Southern River terrapin male in breeding color from Setiu River, Malaysia (Photo by Eng Heng Chan)

To ensure survival of the endangered turtles and tortoises, WCS will use its four zoos and aquarium, its global wildlife health program, and its conservation field programs.

WCS will breed and reintroduce some species and and protect others with field work. For another group of species, the scientists will develop assurance colonies, captive groups of animals maintained so that no genetic diversity is lost.

Assurance colonies will be developed at WCS’s zoos and aquarium in New York, and with partners such as Wildlife Reserves Singapore, the Turtle Survival Alliance, Turtle Conservancy, and the Asian Turtle Program. Species now are being evaluated for that purpose.

WCS has plans to begin recovery of other species suited for zoo breeding programs within the United States. Turtles hatched through this effort will be quarantined at a biosecure facility at the Bronx Zoo, then transferred to holding facilities in their range countries to begin reintroduction programs.

Finally, WCS plans to establish a captive breeding and head-starting program for imperiled turtle species native to New York State to supplement remaining wild populations. Off-exhibit, outdoor enclosures will be constructed at the Bronx Zoo for several species, including the spotted turtle, Cyclemys gutatta, Eastern box turtle, Carolina terrapene, and wood turtle, Glyptemys insculpta.

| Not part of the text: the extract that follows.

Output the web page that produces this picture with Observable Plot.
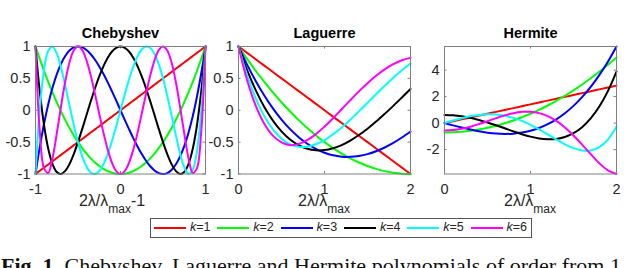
<!DOCTYPE html>
<html><head><meta charset="utf-8">
<script src="https://cdn.jsdelivr.net/npm/d3@7"></script>
<script src="https://cdn.jsdelivr.net/npm/@observablehq/plot@0.6"></script>
<style>
html,body{margin:0;padding:0;background:#fff;}
body{width:640px;height:268px;overflow:hidden;position:relative;font-family:"Liberation Sans",Arial,sans-serif;color:#262626;}
#legend{position:absolute;left:150px;top:218px;width:380px;height:18px;border:1px solid #555;background:#fff;}
.lg-line{position:absolute;top:8px;width:32px;height:0;border-top:2px solid;}
.lg-text{position:absolute;top:1px;font-size:12.5px;line-height:14px;color:#262626;white-space:nowrap;}
#caption{position:absolute;left:1px;top:254.5px;font-family:"Liberation Serif","Times New Roman",serif;font-size:22px;line-height:22px;color:#111;white-space:nowrap;}
</style></head><body>
<div id="legend"></div>
<div id="caption"><b>Fig. 1.</b> Chebyshev, Laguerre and Hermite polynomials of order from 1</div>
<script>
// ---- data ----
const ks = [1, 2, 3, 4, 5, 6];
const colors = ["#ff0000", "#00ff00", "#0000ff", "#000000", "#00ffff", "#ff00ff"];

const chebX = [-1,-0.975,-0.95,-0.9,-0.85,-0.8,-0.75,-0.7,-0.65,-0.6,-0.55,-0.5,-0.45,-0.4,-0.35,-0.3,-0.25,-0.2,-0.15,-0.1,-0.05,0,0.05,0.1,0.15,0.2,0.25,0.3,0.35,0.4,0.45,0.5,0.55,0.6,0.65,0.7,0.75,0.8,0.85,0.9,0.95,0.975,1];
const cheb1 = [-1,-0.975,-0.95,-0.9,-0.85,-0.8,-0.75,-0.7,-0.65,-0.6,-0.55,-0.5,-0.45,-0.4,-0.35,-0.3,-0.25,-0.2,-0.15,-0.1,-0.05,0,0.05,0.1,0.15,0.2,0.25,0.3,0.35,0.4,0.45,0.5,0.55,0.6,0.65,0.7,0.75,0.8,0.85,0.9,0.95,0.975,1];
const cheb2 = [1,0.901,0.805,0.62,0.445,0.28,0.125,-0.02,-0.155,-0.28,-0.395,-0.5,-0.595,-0.68,-0.755,-0.82,-0.875,-0.92,-0.955,-0.98,-0.995,-1,-0.995,-0.98,-0.955,-0.92,-0.875,-0.82,-0.755,-0.68,-0.595,-0.5,-0.395,-0.28,-0.155,-0.02,0.125,0.28,0.445,0.62,0.805,0.901,1];
const cheb3 = [-1,-0.782,-0.58,-0.216,0.094,0.352,0.563,0.728,0.852,0.936,0.985,1,0.986,0.944,0.879,0.792,0.688,0.568,0.437,0.296,0.15,0,-0.15,-0.296,-0.437,-0.568,-0.688,-0.792,-0.879,-0.944,-0.986,-1,-0.985,-0.936,-0.852,-0.728,-0.563,-0.352,-0.094,0.216,0.58,0.782,1];
const cheb4 = [1,0.625,0.296,-0.231,-0.604,-0.843,-0.969,-0.999,-0.952,-0.843,-0.688,-0.5,-0.292,-0.075,0.14,0.345,0.531,0.693,0.824,0.921,0.98,1,0.98,0.921,0.824,0.693,0.531,0.345,0.14,-0.075,-0.292,-0.5,-0.688,-0.843,-0.952,-0.999,-0.969,-0.843,-0.604,-0.231,0.296,0.625,1];
const cheb5 = [-1,-0.435,0.017,0.632,0.933,0.997,0.891,0.671,0.386,0.076,-0.228,-0.5,-0.723,-0.884,-0.977,-0.999,-0.953,-0.845,-0.684,-0.48,-0.248,0,0.248,0.48,0.684,0.845,0.953,0.999,0.977,0.884,0.723,0.5,0.228,-0.076,-0.386,-0.671,-0.891,-0.997,-0.933,-0.632,-0.017,0.435,1];
const cheb6 = [1,0.224,-0.328,-0.907,-0.983,-0.752,-0.367,0.06,0.45,0.752,0.938,1,0.942,0.782,0.544,0.255,-0.055,-0.355,-0.619,-0.825,-0.955,-1,-0.955,-0.825,-0.619,-0.355,-0.055,0.255,0.544,0.782,0.942,1,0.938,0.752,0.45,0.06,-0.367,-0.752,-0.983,-0.907,-0.328,0.224,1];

const lagX = [0,0.1,0.2,0.3,0.4,0.5,0.6,0.7,0.8,0.9,1,1.1,1.2,1.3,1.4,1.5,1.6,1.7,1.8,1.9,2];
const lag1 = [1,0.9,0.8,0.7,0.6,0.5,0.4,0.3,0.2,0.1,0,-0.1,-0.2,-0.3,-0.4,-0.5,-0.6,-0.7,-0.8,-0.9,-1];
const lag2 = [1,0.805,0.62,0.445,0.28,0.125,-0.02,-0.155,-0.28,-0.395,-0.5,-0.595,-0.68,-0.755,-0.82,-0.875,-0.92,-0.955,-0.98,-0.995,-1];
const lag3 = [1,0.715,0.459,0.231,0.029,-0.146,-0.296,-0.422,-0.525,-0.607,-0.667,-0.707,-0.728,-0.731,-0.717,-0.688,-0.643,-0.584,-0.512,-0.428,-0.333];
const lag4 = [1,0.629,0.315,0.052,-0.162,-0.331,-0.459,-0.549,-0.604,-0.629,-0.625,-0.596,-0.546,-0.476,-0.389,-0.289,-0.178,-0.057,0.069,0.2,0.333];
const lag5 = [1,0.548,0.187,-0.093,-0.301,-0.446,-0.536,-0.573,-0.571,-0.533,-0.467,-0.377,-0.269,-0.148,-0.018,0.116,0.251,0.383,0.51,0.627,0.733];
const lag6 = [1,0.472,0.074,-0.21,-0.398,-0.504,-0.548,-0.527,-0.467,-0.374,-0.257,-0.125,0.016,0.158,0.296,0.425,0.542,0.642,0.723,0.784,0.822];

const herX = [0,0.1,0.2,0.3,0.4,0.5,0.6,0.7,0.8,0.9,1,1.1,1.2,1.3,1.4,1.5,1.6,1.7,1.8,1.9,2];
const her1 = [0,0.141,0.283,0.424,0.566,0.707,0.849,0.99,1.131,1.273,1.414,1.556,1.697,1.838,1.98,2.121,2.263,2.404,2.546,2.687,2.828];
const her2 = [-0.707,-0.693,-0.651,-0.58,-0.481,-0.354,-0.198,-0.014,0.198,0.438,0.707,1.004,1.329,1.683,2.065,2.475,2.913,3.38,3.875,4.398,4.95];
const her3 = [0,-0.172,-0.337,-0.488,-0.619,-0.722,-0.79,-0.816,-0.794,-0.717,-0.577,-0.368,-0.083,0.285,0.744,1.299,1.958,2.729,3.617,4.629,5.774];
const her4 = [0.612,0.588,0.516,0.399,0.241,0.051,-0.164,-0.392,-0.621,-0.836,-1.021,-1.156,-1.222,-1.195,-1.052,-0.765,-0.307,0.353,1.247,2.41,3.878];
const her5 = [0,0.191,0.367,0.512,0.615,0.662,0.644,0.557,0.396,0.166,-0.129,-0.475,-0.853,-1.238,-1.597,-1.888,-2.063,-2.061,-1.815,-1.244,-0.258];
const her6 = [-0.559,-0.526,-0.428,-0.275,-0.078,0.144,0.373,0.583,0.75,0.849,0.857,0.754,0.524,0.162,-0.33,-0.936,-1.625,-2.345,-3.025,-3.565,-3.839];

const titles = ["Chebyshev", "Laguerre", "Hermite"];
const chebXTicks = [-1, 0, 1];
const chebYTicks = [-1, -0.5, 0, 0.5, 1];
const lagXTicks = [0, 1, 2];
const lagYTicks = [-1, -0.5, 0, 0.5, 1];
const herXTicks = [0, 1, 2];
const herYTicks = [-2, 0, 2, 4];
const xLabelMain = ["2λ/λ", "2λ/λ", "2λ/λ"];
const xLabelSub = "max";
const xLabelTail = ["-1", "", ""];
const legendLabels = ["1", "2", "3", "4", "5", "6"];

// ---- drawing ----
const H = 216, MT = 46, MB = 42.5;
const fmt = d => String(d);

function panel(cfg) {
  const frameW = cfg.width - cfg.ml - cfg.mr;
  const frameH = H - MT - MB;
  const rows = [];
  cfg.series.forEach((ys, i) => ys.forEach((y, j) => rows.push({x: cfg.xs[j], y, k: ks[i]})));
  const svg = Plot.plot({
    width: cfg.width, height: H,
    marginTop: MT, marginBottom: MB, marginLeft: cfg.ml, marginRight: cfg.mr,
    style: {fontFamily: "'Liberation Sans', Arial, sans-serif", fontSize: "14.5px", color: "#262626", background: "transparent", overflow: "visible"},
    x: {domain: cfg.xDomain},
    y: {domain: cfg.yDomain},
    color: {domain: ks, range: colors},
    marks: [
      Plot.tickX(cfg.xTicks, {x: d => d, insetTop: frameH - 2.5, stroke: "#808080"}),
      Plot.tickX(cfg.xTicks, {x: d => d, insetBottom: frameH - 2.5, stroke: "#808080"}),
      Plot.tickY(cfg.yTicks, {y: d => d, insetRight: frameW - 2.5, stroke: "#808080"}),
      Plot.tickY(cfg.yTicks, {y: d => d, insetLeft: frameW - 2.5, stroke: "#808080"}),
      Plot.line(rows, {x: "x", y: "y", z: "k", stroke: "k", strokeWidth: 2, curve: "catmull-rom"}),
      Plot.frame({stroke: "#808080"}),
      Plot.axisX({ticks: cfg.xTicks, tickSize: 0, tickPadding: 10, tickFormat: fmt, label: null}),
      Plot.axisY({ticks: cfg.yTicks, tickSize: 0, tickPadding: 5, tickFormat: fmt, label: null}),
      Plot.text([cfg.title], {text: d => d, frameAnchor: "top", dy: -8.5, lineAnchor: "bottom", fontWeight: "bold", fontSize: 14.5, fill: "#000"})
    ]
  });
  svg.style.position = "absolute";
  svg.style.left = cfg.left + "px";
  svg.style.top = "0px";
  const t = d3.select(svg).append("text")
    .attr("x", cfg.ml + frameW / 2 + cfg.labelShift)
    .attr("y", 205.5)
    .attr("text-anchor", "middle")
    .attr("fill", "#262626")
    .attr("font-size", 16);
  t.append("tspan").text(cfg.labelMain);
  t.append("tspan").attr("dy", 7).attr("font-size", 12).text(xLabelSub);
  if (cfg.labelTail) t.append("tspan").attr("dy", -7).text(cfg.labelTail);
  document.body.appendChild(svg);
}

panel({title: titles[0], xs: chebX, series: [cheb1, cheb2, cheb3, cheb4, cheb5, cheb6],
  xDomain: [-1, 1], yDomain: [-1, 1], xTicks: chebXTicks, yTicks: chebYTicks,
  left: 0, width: 215, ml: 35, mr: 10, labelShift: -8, labelMain: xLabelMain[0], labelTail: xLabelTail[0]});
panel({title: titles[1], xs: lagX, series: [lag1, lag2, lag3, lag4, lag5, lag6],
  xDomain: [0, 2], yDomain: [-1, 1], xTicks: lagXTicks, yTicks: lagYTicks,
  left: 215, width: 205, ml: 23, mr: 10, labelShift: 0, labelMain: xLabelMain[1], labelTail: xLabelTail[1]});
panel({title: titles[2], xs: herX, series: [her1, her2, her3, her4, her5, her6],
  xDomain: [0, 2], yDomain: [-3.84, 5.78], xTicks: herXTicks, yTicks: herYTicks,
  left: 420, width: 220, ml: 24, mr: 24, labelShift: 0, labelMain: xLabelMain[2], labelTail: xLabelTail[2]});

// legend
const lg = document.getElementById("legend");
ks.forEach((k, i) => {
  const ln = document.createElement("div");
  ln.className = "lg-line";
  ln.style.left = (3 + i * 63.3) + "px";
  ln.style.borderTopColor = colors[i];
  lg.appendChild(ln);
  const tx = document.createElement("div");
  tx.className = "lg-text";
  tx.style.left = (39 + i * 63.3) + "px";
  tx.innerHTML = "<i>k</i>=" + legendLabels[i];
  lg.appendChild(tx);
});
</script>
</body></html>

Dr. Paul Calle, WCS chief veterinarian, said the organization’s zoological health staff will ensure that “turtles we breed at our zoos are in the best possible health prior to their release into the wild, and ensure that diseases are not introduced to wild populations during these release efforts.”

Painted terrapin, Batagur borneoensis, male from Perak, Malaysia, in breeding color. (Photo by Doug Hendrie)

“WCS has more than a century of experience caring for reptiles at our zoos and we are confident we can help supplement wild populations with zoo-bred animals,” said Dr. Calle.

Turtles and tortoises need all the help they can get.

“Turtles throughout the world are being impacted by a variety of major threats, to which many are gradually succumbing,” write the authors of the 2011 report, “Shellshock: The 25 Most Endangered Turtles in the World.”

“Populations are shrinking nearly everywhere. Species worldwide are threatened and vulnerable, many are critically endangered, others teeter on the very brink of extinction, and a few have already been lost forever, with eight species and two subspecies having gone extinct since 1500,” according to the report, authored by scientists from WCS as well as from the International Union for the Conservation of Nature, the IUCN Species Survival Commission, Conservation International, the Turtle Conservation Fund, the Turtle Survival Alliance, the Turtle Conservancy/Behler Chelonian Center, the Chelonian Research Foundation and San Diego Zoo Global.

To help promote worldwide turtle conservation, WCS is asking Congress to fully fund the U.S. Fish and Wildlife Service’s Wildlife Without Borders Program, whose Critically Endangered Animals Conservation Fund supports several freshwater turtle and tortoise conservation projects around the world.

In addition to its efforts to conserve terrestrial and freshwater turtles, WCS continues conservation efforts for on sea turtles in Nicaragua, Gabon, Sulawesi, and Madagascar.